Devlet hangi yüzle gelecek?
Hemen arkasındaki üçüncü binanın bulunduğu yere gidiyoruz. 6 katlı bina tamamen yerle bir edilmiş.Bir grup insan endişeli bir şekilde oturuyor. Çöken binanın sahibi Abdulcabbar Değer, amcasının oğlu Mehmet Sait Değer’in emekli bir general ve eski millevkeli olduğunu belirterek, ”Amcamın oğlu general ama bir şey ifade etmiyor. Evimi yıkmışlar. 8 dairem vardı oradan gelen kira ile geçiniyordum. Yimdi kiracı oldum” diyor. Grubun içinden bir başkası ise “Devlet hangi yüzle gelecek, yıkıp ne kadar güzel yıktığına mı gelip bakacak?” diye tepki gösteriyor.
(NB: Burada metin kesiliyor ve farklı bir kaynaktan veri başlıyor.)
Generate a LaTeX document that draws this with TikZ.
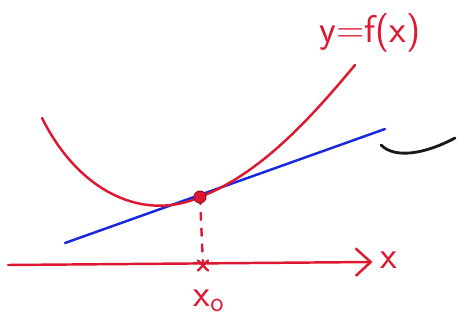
\documentclass[tikz,border=0pt]{standalone}
\usepackage{fontspec}
\usetikzlibrary{arrows.meta,calc}
\definecolor{penred}{RGB}{222,24,48}
\definecolor{penblue}{RGB}{24,40,220}
\definecolor{penblack}{RGB}{25,25,25}
\tikzset{
    pen/.style={line width=1.4pt, line cap=round, line join=round},
    handlabel/.style={text=penred, font=\fontsize{22}{24}\selectfont\sffamily}
}
\begin{document}
\begin{tikzpicture}
    \useasboundingbox (0,0) rectangle (9.16,6.58);
    % points
    \coordinate (axL) at (0.16,1.28);
    \coordinate (axR) at (7.45,1.34);
    \coordinate (x0) at (4.06,1.27);
    \coordinate (start) at (0.84,4.22);
    \coordinate (p0) at (4.0,2.64);
    \coordinate (end) at (7.1,5.28);
    \coordinate (t1) at (1.3,1.72);
    \coordinate (t2) at (7.7,4.0);

    % axis
    \draw[pen, penred, -{Straight Barb[length=3mm,width=5.5mm,line width=1.4pt]}] (axL) -- (axR);
    \node[handlabel] (xlab) at (7.78,1.38) {x};
    \draw[pen, penred] ($(x0)+(-0.1,0.1)$) -- ($(x0)+(0.1,-0.1)$);
    \draw[pen, penred] ($(x0)+(-0.1,-0.1)$) -- ($(x0)+(0.1,0.1)$);
    \node[handlabel] (x0lab) at (4.18,0.56) {x$_\mathsf{o}$};

    % tangent
    \draw[pen, penblue] (t1) -- (t2);

    % curve
    \draw[pen, penred] (start) .. controls (1.6,2.7) and (2.9,2.15) .. (p0)
        .. controls (5.2,3.1) and (6.2,4.2) .. (end);
    \node[handlabel] (flab) at (7.4,5.92) {y=f(x)};

    % dashed drop
    \draw[pen, penred, dash pattern=on 4pt off 5pt] (p0) -- (x0);
    \fill[penred, draw=penred!70!black, line width=0.6pt] (p0) circle (0.12);

    % little black stroke
    \draw[pen, penblack, line width=1.6pt] (7.62,3.68) .. controls (7.9,3.4) and (8.5,3.5) .. (9.1,3.82);
\end{tikzpicture}
\end{document}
Burası düşman yurdumu yakıp yıktılar?
Biraz ileride 35 yaşındaki İkram Budak yıkılan evinin önüne endişeyle duruyor. 16 nüfuslu ailenin bu evde yaşadığını anlatan Budak,“ Biz beraber Çanakkale’de savaşmadık mı?Ben çocuklarımın başına bir şey gelmesin diye Samsun’a gönderdim akrabalarımın yanına. Çocuklarım bugün Çanakkale’ye gidecekler, bu vatan için birlikte ölenlerin mezarlarını ziyaret etmek için. Bburası düşman yurdu mu ki böyle yıkıp geçtiler üstümüzden. Ne istediler?” diye konuşuyor.
Kim kazandı bu savaşı?
Bir sokak ileride bir çökmek üzere olan bir binanı önünde oturan Cafer Makar, bütün ailenin kardeşler, amca çocukları 20 yıl çalışarak yaptıkları apartamınn yıkıldığını anlatarak, “. Bir kardeşim kanser tedavisi görüyor. Onun dairesi giriş katındaydı. Bana ‘beni evime götür’ derse ben ne yaparım ona ne cevap veririm. Bu kadar yaktılar, yıktılar, kim kazandı? Hendek mi kazandı, vatandaşını öldüren devlet mi, kim kazandı bu savaşı, kimse. Ama kaybeden Cizre oldu” diye tepki gösteriyor
Bana bir avuç kül vurdular al bu senin oğlun dediler
İlçenin birçok yerinde taziyeler var. Onlardan biri de bodrumda yaşamını yitiren Cizre Halk Meclisi Eşbaşkanı Mehmet Tunç ve kardeşi Orhan Tunç’un evi. 2 çocuğu ölen anne Esmer Tunç, “bana bir avuç kül verdiler ‘Al bu senin oğlun’ dediler. Diğer oğlum için de mahkeme tedbir kararı vermişti ama uygulanmadı. Onu da canlı canlı yaktılar. Bu acıyla nasıl yaşayacağım, nasıl alışacağım onlar olmadan bu hayata. İki elim Erdoğan’ın yakasındadır. Dilerim ki o da Kürt anaları gibi evlat acısı çeksin. Ben Kürt doğduğum için suçlu mu oldum? Neydi günahımız, Cizre’de doğmuş Kürt olmak mı?” diyor.